A bold Behind-the-Scenes Tell-All About How Talented Artists
and Athletes Are Mentally and Physically Killed
by Badly Behaving Fans, Families, Teachers and Coaches
who Deify, Vilify and Crucify Our Stars.
Healthier Ways to Mentor the Talented
and Bring Healing to Our Culture
Lisa Loving Dalton, a forty-year veteran of the entertainment industry, dares to pull back the curtain of tinsel town to examine some very gritty facts.
What stands out in her new book Murder Of Talent: How Pop Culture Is Killing "IT" is the no-holds-barred assay she makes on the fans, the families, mentors and the talented ones revealing the dangers that exist. An easy and dynamic read, with something for everyone, this messy memoir, part uncensored social diatribe, part gentle master class on the nature of peak performance and how to achieve it in a way that is good for the fans and for our heroes.
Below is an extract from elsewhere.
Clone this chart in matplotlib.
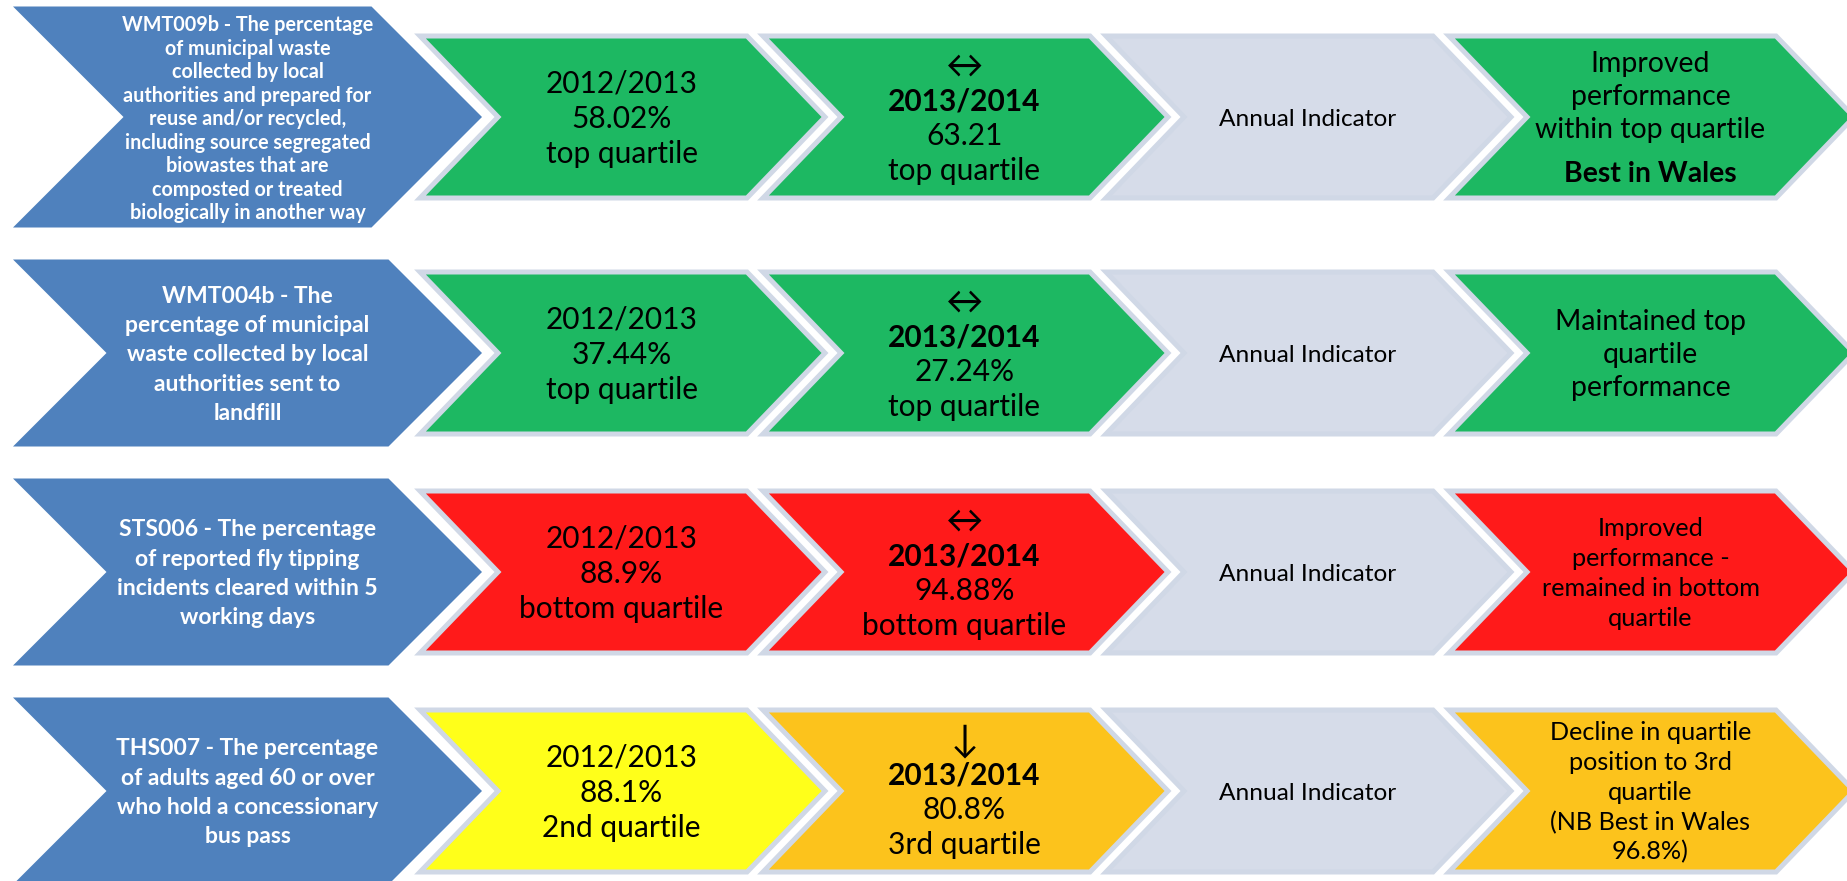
import matplotlib
matplotlib.use("Agg")
import matplotlib.pyplot as plt
from matplotlib.patches import Polygon

# indicator descriptions (blue arrows)
indicators = [
    ["WMT009b - The percentage", "of municipal waste", "collected by local",
     "authorities and prepared for", "reuse and/or recycled,",
     "including source segregated", "biowastes that are",
     "composted or treated", "biologically in another way"],
    ["WMT004b - The", "percentage of municipal", "waste collected by local",
     "authorities sent to", "landfill"],
    ["STS006 - The percentage", "of reported fly tipping",
     "incidents cleared within 5", "working days"],
    ["THS007 - The percentage", "of adults aged 60 or over",
     "who hold a concessionary", "bus pass"],
]

prev_year = "2012/2013"
prev_value = ["58.02%", "37.44%", "88.9%", "88.1%"]
prev_quartile = ["top quartile", "top quartile", "bottom quartile", "2nd quartile"]

curr_year = "2013/2014"
trend = ["\u2194", "\u2194", "\u2194", "\u2193"]
curr_value = ["63.21", "27.24%", "94.88%", "80.8%"]
curr_quartile = ["top quartile", "top quartile", "bottom quartile", "3rd quartile"]

frequency = "Annual Indicator"

summary = [
    ["Improved", "performance", "within top quartile"],
    ["Maintained top", "quartile", "performance"],
    ["Improved", "performance -", "remained in bottom", "quartile"],
    ["Decline in quartile", "position to 3rd", "quartile", "(NB Best in Wales", "96.8%)"],
]
summary_note = ["Best in Wales", "", "", ""]

# quartile colours per row
GREEN, RED, YELLOW, AMBER = "#1db862", "#ff1a1a", "#ffff1a", "#fcc31c"
prev_colour = [GREEN, GREEN, RED, YELLOW]
curr_colour = [GREEN, GREEN, RED, AMBER]
summary_colour = [GREEN, GREEN, RED, AMBER]
BLUE = "#4f81bd"
GREY = "#d6dce9"
EDGE = "#d0d8e6"

FONT = ["Lato", "DejaVu Sans"]

# layout in pixels
W, H = 1847, 881
row_mid = [117, 353, 572, 791]
blue_half = [110.5, 93.5, 93.5, 93.5]
blue_tip = 482
blue_left = 13
col_left = [420, 763, 1106, 1449]
col_width = 327
col_depth = 78
col_half = 81
PX2PT = 72 / 100

fig = plt.figure(figsize=(W / 100, H / 100), dpi=100)
ax = fig.add_axes([0, 0, 1, 1])
ax.set_xlim(0, W)
ax.set_ylim(H, 0)
ax.axis("off")


def chevron(x0, yc, width, half, depth, face, edge=None, lw=0.0):
    pts = [(x0, yc - half), (x0 + width, yc - half), (x0 + width + depth, yc),
           (x0 + width, yc + half), (x0, yc + half), (x0 + depth, yc)]
    ax.add_patch(Polygon(pts, closed=True, facecolor=face,
                         edgecolor=edge if edge else face,
                         linewidth=lw, joinstyle="miter"))


def text_block(x, yc, items, size, pitch, color="black"):
    # items: (text, bold, extra gap before line, size override)
    ys = []
    y = 0
    for i, it in enumerate(items):
        if i > 0:
            y += pitch + it[2]
        ys.append(y)
    off = (ys[0] + ys[-1]) / 2
    for it, yy in zip(items, ys):
        s, bold = it[0], it[1]
        sz = it[3] if len(it) > 3 else size
        em = sz / PX2PT
        ax.text(x, yc + yy - off + 0.36 * em, s, ha="center", va="baseline",
                fontsize=sz, color=color, family=FONT,
                fontweight="bold" if bold else "normal")


for r in range(4):
    yc = row_mid[r]
    half = blue_half[r]
    chevron(blue_left, yc, blue_tip - half - blue_left, half, half, BLUE)
    bx = (blue_left + blue_tip) / 2
    if r == 0:
        text_block(bx, yc + 1, [(s, True, 0) for s in indicators[r]], 14.2, 23.5, "white")
    else:
        text_block(bx, yc, [(s, True, 0) for s in indicators[r]], 16.5, 29.3, "white")

    faces = [prev_colour[r], curr_colour[r], GREY, summary_colour[r]]
    for c in range(4):
        chevron(col_left[c], yc, col_width, col_half, col_depth, faces[c], EDGE, 5 * PX2PT)

    cx = [col_left[c] + (col_width + col_depth) / 2 - 1 for c in range(4)]

    text_block(cx[0], yc, [(prev_year, False, 0), (prev_value[r], False, 0),
                           (prev_quartile[r], False, 0)], 21.5, 35)
    text_block(cx[1], yc, [(trend[r], False, 0, 27), (curr_year, True, 0),
                           (curr_value[r], False, 0), (curr_quartile[r], False, 0)], 21.5, 35)
    text_block(cx[2], yc, [(frequency, False, 0)], 17.6, 30)

    items = [(s, False, 0) for s in summary[r]]
    if summary_note[r]:
        items.append((summary_note[r], True, 11))
    if r < 2:
        text_block(cx[3], yc, items, 20.4, 33)
    else:
        text_block(cx[3], yc, items, 18.2, 29.8)

fig.savefig("out.png", dpi=100, facecolor="white")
Dalton puts us all on trial for the death and destruction of our stars, our wannanbes, our selves and our culture. She calls for the arrest of some and even judges herself guilty of self-violence for allowing a famous coach to destroy her film-acting career. Then, with empathy and wisdom, Lisa gently steps us along a path to redemption with tips for each of us on how to stop the metaphoric and actual bloodshed, leading us to happier, healthier lives.
Endorsed by a Clinical Psychologist and a Tony Award-winning Producer, with a foreword by noted scholar/author Dr. Sharon Carnicke, Dalton courageously shares painful true stories of how she and fellow artists were indoctrinated in PTSD-inducing techniques. The knife is further twisted when we understand this destruction is still propagated by academia and manipulative super coaches, some making over a million dollars a year as they drain the pockets of penniless actors and a few superstars to boot.
No wonder stars are killing themselves with sex, drugs and other bad behavior.
Perhaps the most publicly provocative aspect of this book is how children are traumatized into denying their talent by parents, teachers, and peers. Parents fear economic and social instability, and even attach homophobia to talent, refusing to support their children in non-math/science careers, forcing them away from what they love and into other fields where they suffer, fail and take a toll on society. Dalton reveals what it takes to survive humiliation in the classroom, harassment and jealousy from friends, self-doubt and parental disapproval.